Absolute Friends

Absolute Friends

First edition
Author John le Carré
Country United Kingdom
Language English
Genre Spy novel
Publisher Hodder & Stoughton
Publication date
2003
Media type Print (Hardback & Paperback)
Pages 383 pp
ISBN 0-340-83287-8
OCLC 53124233
823/.914 22
LC Class PR6062.E33 A65 2004
Preceded by The Constant Gardener
Followed by The Mission Song

Absolute Friends is an espionage novel by John le Carré published in December 2003.

Plot summary

The book tells the story of Ted Mundy, the Pakistani-born son of a British army officer, who as a student becomes proficient in the German language. He joins a 1960s-era student protest group in West Berlin and becomes a lifelong friend of a West German student anarchist named Sasha. Having been brutally beaten by West Berlin police and ejected from Germany, Mundy fails at several careers; as a teacher at an English prep school, as a newspaper reporter, a radio interviewer and a novelist.

Eventually Mundy obtains a position with the British Council. Meanwhile, Sasha has defected to East Germany to become a member of the notorious Stasi secret police. On a trip to East Germany with a youth theatre group, Mundy and Sasha meet again. By this time Sasha has become totally disillusioned with the Communist Bloc and enlists the naïve Mundy to become a double agent. Sasha has access to state secrets and he recruits Mundy to help him smuggle them out of East Germany and deliver them to MI6, the British Secret Service. Their efforts contribute to the collapse of the GDR and eventual destruction of the Berlin Wall.
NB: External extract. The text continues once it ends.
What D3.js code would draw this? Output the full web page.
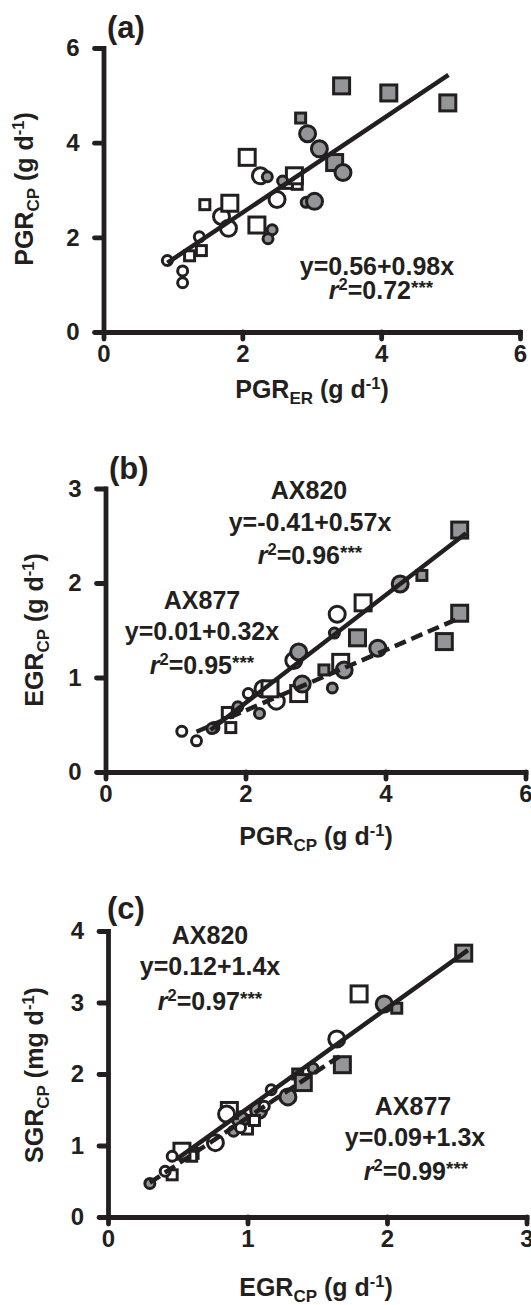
<!DOCTYPE html>
<html lang="en">
<head>
<meta charset="UTF-8">
<title>Growth rate relationships</title>
<style>
    body { margin: 0; background: #fff; }
    svg { display: block; font-family: 'Liberation Sans', Arial, sans-serif; font-weight: bold; }
    .axis .domain { stroke: #231f20; stroke-width: 4.8; stroke-linecap: square; }
    .axis .tick line { stroke: #231f20; stroke-width: 4.8; stroke-linecap: round; }
    .axis text { font-size: 24px; font-weight: bold; fill: #231f20; font-family: 'Liberation Sans', Arial, sans-serif; }
    .note { fill: #231f20; }
</style>
<script src="https://cdn.jsdelivr.net/npm/d3@7"></script>
</head>
<body>
<div id="chart"></div>
<script>
// (a) PGR_ER vs PGR_CP
const panelAPoints = [
    [0.92, 1.51, "openCircleSmall"], [1.14, 1.29, "openCircleSmall"], [1.14, 1.04, "openCircleSmall"],
    [1.38, 2.01, "openCircleSmall"],
    [1.70, 2.44, "openCircleLarge"], [1.80, 2.19, "openCircleLarge"], [2.26, 3.30, "openCircleLarge"],
    [2.50, 2.80, "openCircleLarge"],
    [1.24, 1.61, "openSquareSmall"], [1.41, 1.72, "openSquareSmall"], [1.46, 2.69, "openSquareSmall"],
    [2.79, 3.12, "openSquareSmall"], [2.65, 3.14, "openSquareSmall"],
    [1.82, 2.72, "openSquareLarge"], [2.07, 3.69, "openSquareLarge"], [2.21, 2.26, "openSquareLarge"],
    [2.75, 3.30, "openSquareLarge"],
    [2.84, 4.52, "graySquareSmall"],
    [3.33, 3.58, "graySquareLarge"], [3.43, 5.20, "graySquareLarge"], [4.11, 5.05, "graySquareLarge"],
    [4.96, 4.84, "graySquareLarge"],
    [2.36, 3.28, "grayCircleSmall"], [2.58, 3.19, "grayCircleSmall"], [2.43, 2.16, "grayCircleSmall"],
    [2.37, 1.97, "grayCircleSmall"], [2.92, 2.74, "grayCircleSmall"],
    [2.94, 4.19, "grayCircleLarge"], [3.11, 3.87, "grayCircleLarge"], [3.45, 3.37, "grayCircleLarge"],
    [3.04, 2.76, "grayCircleLarge"]
];
const panelAFits = [[0.56, 0.98, 0.92, 4.97, "solid"]];
const panelAXTicks = [0, 2, 4, 6];
const panelAYTicks = [0, 2, 4, 6];

// (b) PGR_CP vs EGR_CP
const panelBPoints = [
    [1.09, 0.43, "openCircleSmall"], [1.30, 0.33, "openCircleSmall"], [1.55, 0.47, "openCircleSmall"],
    [2.04, 0.83, "openCircleSmall"],
    [2.25, 0.88, "openCircleLarge"], [2.44, 0.75, "openCircleLarge"], [2.69, 1.18, "openCircleLarge"],
    [3.31, 1.67, "openCircleLarge"],
    [1.74, 0.63, "openSquareSmall"], [1.79, 0.47, "openSquareSmall"],
    [2.35, 0.88, "openSquareLarge"], [2.76, 0.83, "openSquareLarge"], [3.36, 1.16, "openSquareLarge"],
    [3.68, 1.79, "openSquareLarge"],
    [3.12, 1.08, "graySquareSmall"], [4.52, 2.08, "graySquareSmall"],
    [3.60, 1.42, "graySquareLarge"], [4.84, 1.38, "graySquareLarge"], [5.06, 1.68, "graySquareLarge"],
    [5.06, 2.56, "graySquareLarge"],
    [1.52, 0.46, "grayCircleSmall"], [1.89, 0.69, "grayCircleSmall"], [2.20, 0.62, "grayCircleSmall"],
    [3.24, 0.89, "grayCircleSmall"], [3.27, 1.47, "grayCircleSmall"],
    [2.76, 1.27, "grayCircleLarge"], [2.81, 0.93, "grayCircleLarge"], [3.41, 1.08, "grayCircleLarge"],
    [3.89, 1.31, "grayCircleLarge"], [4.21, 1.99, "grayCircleLarge"]
];
const panelBFits = [[-0.41, 0.57, 1.5, 5.15, "solid"], [0.01, 0.32, 1.3, 5.05, "dashed"]];
const panelBXTicks = [0, 2, 4, 6];
const panelBYTicks = [0, 1, 2, 3];

// (c) EGR_CP vs SGR_CP
const panelCPoints = [
    [0.61, 0.89, "graySquareSmall"], [1.36, 2.00, "graySquareSmall"], [2.07, 2.92, "graySquareSmall"],
    [1.40, 1.88, "graySquareLarge"], [1.68, 2.13, "graySquareLarge"], [2.55, 3.69, "graySquareLarge"],
    [0.30, 0.47, "grayCircleSmall"], [0.90, 1.20, "grayCircleSmall"], [1.47, 2.08, "grayCircleSmall"],
    [0.95, 1.36, "grayCircleLarge"], [1.08, 1.49, "grayCircleLarge"], [1.29, 1.68, "grayCircleLarge"],
    [1.98, 2.98, "grayCircleLarge"],
    [0.46, 0.59, "openSquareSmall"], [0.60, 0.85, "openSquareSmall"], [1.00, 1.23, "openSquareSmall"],
    [1.05, 1.35, "openSquareSmall"],
    [0.53, 0.92, "openSquareLarge"], [0.87, 1.49, "openSquareLarge"], [1.80, 3.12, "openSquareLarge"],
    [0.41, 0.64, "openCircleSmall"], [0.46, 0.85, "openCircleSmall"], [0.95, 1.25, "openCircleSmall"],
    [1.12, 1.55, "openCircleSmall"], [1.17, 1.78, "openCircleSmall"],
    [0.77, 1.04, "openCircleLarge"], [0.85, 1.44, "openCircleLarge"], [1.64, 2.49, "openCircleLarge"]
];
const panelCFits = [[0.12, 1.4, 0.5, 2.58, "solid"], [0.09, 1.3, 0.3, 1.66, "dashed"]];
const panelCXTicks = [0, 1, 2, 3];
const panelCYTicks = [0, 1, 2, 3, 4];

// axis titles: [text, kind]
const titleA_x = [["PGR"], ["ER", "sub"], [" (g d"], ["-1", "sup"], [")"]];
const titleA_y = [["PGR"], ["CP", "sub"], [" (g d"], ["-1", "sup"], [")"]];
const titleB_x = [["PGR"], ["CP", "sub"], [" (g d"], ["-1", "sup"], [")"]];
const titleB_y = [["EGR"], ["CP", "sub"], [" (g d"], ["-1", "sup"], [")"]];
const titleC_x = [["EGR"], ["CP", "sub"], [" (g d"], ["-1", "sup"], [")"]];
const titleC_y = [["SGR"], ["CP", "sub"], [" (mg d"], ["-1", "sup"], [")"]];

// regression annotations
const notesA = [
    [["y=0.56+0.98x"]],
    [["r", "it"], ["2", "sup"], ["=0.72"], ["***", "star"]]
];
const notesB = [
    [["AX820"]],
    [["y=-0.41+0.57x"]],
    [["r", "it"], ["2", "sup"], ["=0.96"], ["***", "star"]],
    [["AX877"]],
    [["y=0.01+0.32x"]],
    [["r", "it"], ["2", "sup"], ["=0.95"], ["***", "star"]]
];
const notesC = [
    [["AX820"]],
    [["y=0.12+1.4x"]],
    [["r", "it"], ["2", "sup"], ["=0.97"], ["***", "star"]],
    [["AX877"]],
    [["y=0.09+1.3x"]],
    [["r", "it"], ["2", "sup"], ["=0.99"], ["***", "star"]]
];

const ink = "#231f20";
const gray = "#939598";

const panels = [
    {
        label: "(a)", points: panelAPoints, fits: panelAFits,
        xDomain: [0, 6], yDomain: [0, 6], xTicks: panelAXTicks, yTicks: panelAYTicks,
        xRange: [103.5, 520], yRange: [332, 48],
        labelPos: [107, 38], xTitle: titleA_x, xTitlePos: [312, 398], yTitle: titleA_y, yTitlePos: [33, 189],
        notes: notesA, notePos: [[377, 275], [381, 299]]
    },
    {
        label: "(b)", points: panelBPoints, fits: panelBFits,
        xDomain: [0, 6], yDomain: [0, 3], xTicks: panelBXTicks, yTicks: panelBYTicks,
        xRange: [105.5, 525.5], yRange: [772, 488.5],
        labelPos: [109, 479], xTitle: titleB_x, xTitlePos: [316, 845], yTitle: titleB_y, yTitlePos: [43, 630],
        notes: notesB, notePos: [[309, 499], [310, 531], [310, 564], [202, 609], [202, 640], [202, 674]]
    },
    {
        label: "(c)", points: panelCPoints, fits: panelCFits,
        xDomain: [0, 3], yDomain: [0, 4], xTicks: panelCXTicks, yTicks: panelCYTicks,
        xRange: [108, 526.5], yRange: [1217, 931],
        labelPos: [107, 919], xTitle: titleC_x, xTitlePos: [316, 1296], yTitle: titleC_y, yTitlePos: [43, 1075],
        notes: notesC, notePos: [[210, 944], [210, 975], [210, 1010], [413, 1115], [415, 1146], [416, 1180]]
    }
];

const svg = d3.select("#chart").append("svg")
    .attr("width", 531)
    .attr("height", 1305);

function richText(g, x, y, parts, size, anchor) {
    const t = g.append("text")
        .attr("class", "note")
        .attr("x", x)
        .attr("y", y)
        .attr("text-anchor", anchor || "middle")
        .style("font-size", size + "px");
    let shift = 0;
    parts.forEach(p => {
        const kind = p[1];
        let target = 0, fs = size;
        if (kind === "sub") { target = 6; fs = size * 0.68; }
        if (kind === "sup") { target = -9; fs = size * 0.66; }
        if (kind === "star") { target = -5; fs = size * 0.76; }
        const s = t.append("tspan").text(p[0]).style("font-size", fs + "px");
        if (target !== shift) { s.attr("dy", target - shift); shift = target; }
        if (kind === "it") s.style("font-style", "italic");
    });
    return t;
}

function drawMarker(g, cx, cy, type) {
    const fill = type.startsWith("gray") ? gray : "#fff";
    const large = type.endsWith("Large");
    if (type.includes("Circle")) {
        g.append("circle")
            .attr("cx", cx).attr("cy", cy)
            .attr("r", large ? 8 : 5)
            .attr("fill", fill).attr("stroke", ink).attr("stroke-width", 3);
    } else {
        const side = large ? 16 : 10;
        g.append("rect")
            .attr("x", cx - side / 2).attr("y", cy - side / 2)
            .attr("width", side).attr("height", side)
            .attr("fill", fill).attr("stroke", ink).attr("stroke-width", 3);
    }
}

panels.forEach(p => {
    const g = svg.append("g");
    const x = d3.scaleLinear().domain(p.xDomain).range(p.xRange);
    const y = d3.scaleLinear().domain(p.yDomain).range(p.yRange);

    g.append("g")
        .attr("class", "axis")
        .attr("transform", `translate(0,${p.yRange[0]})`)
        .call(d3.axisBottom(x).tickValues(p.xTicks).tickFormat(d3.format("d"))
            .tickSize(7).tickSizeOuter(0).tickPadding(6));

    g.append("g")
        .attr("class", "axis")
        .attr("transform", `translate(${p.xRange[0]},0)`)
        .call(d3.axisLeft(y).tickValues(p.yTicks).tickFormat(d3.format("d"))
            .tickSize(9).tickSizeOuter(0).tickPadding(15));

    const pts = g.append("g");
    p.points.forEach(d => drawMarker(pts, x(d[0]), y(d[1]), d[2]));

    p.fits.forEach(f => {
        const [a, b, from, to, style] = f;
        g.append("line")
            .attr("x1", x(from)).attr("y1", y(a + b * from))
            .attr("x2", x(to)).attr("y2", y(a + b * to))
            .attr("stroke", ink)
            .attr("stroke-width", 4.5)
            .attr("stroke-dasharray", style === "dashed" ? "12,6" : null);
    });

    g.append("text")
        .attr("class", "note")
        .attr("x", p.labelPos[0]).attr("y", p.labelPos[1])
        .style("font-size", "31px")
        .text(p.label);

    richText(g, p.xTitlePos[0], p.xTitlePos[1], p.xTitle, 25);
    const yt = g.append("g")
        .attr("transform", `translate(${p.yTitlePos[0]},${p.yTitlePos[1]}) rotate(-90)`);
    richText(yt, 0, 0, p.yTitle, 25);

    p.notes.forEach((n, i) => richText(g, p.notePos[i][0], p.notePos[i][1], n, 25));
});
</script>
</body>
</html>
Later, Sasha and Mundy once again conspire in grandiose schemes to combat American military and industrial globalization. The two ideologues become pawns of the group they thought they were combating. They are framed with planted explosives by American and German security services, who brutally shoot them during a staged raid. After they are killed, they are portrayed as terrorists "with connections to Al-Qaeda", in efforts to convince European governments to support the United States in its "war on terror". After Mundy's death, Amory, his controller from the British intelligence service during his espionage years, tries to publicize the truth, but slander by the British government results in his story being totally discredited.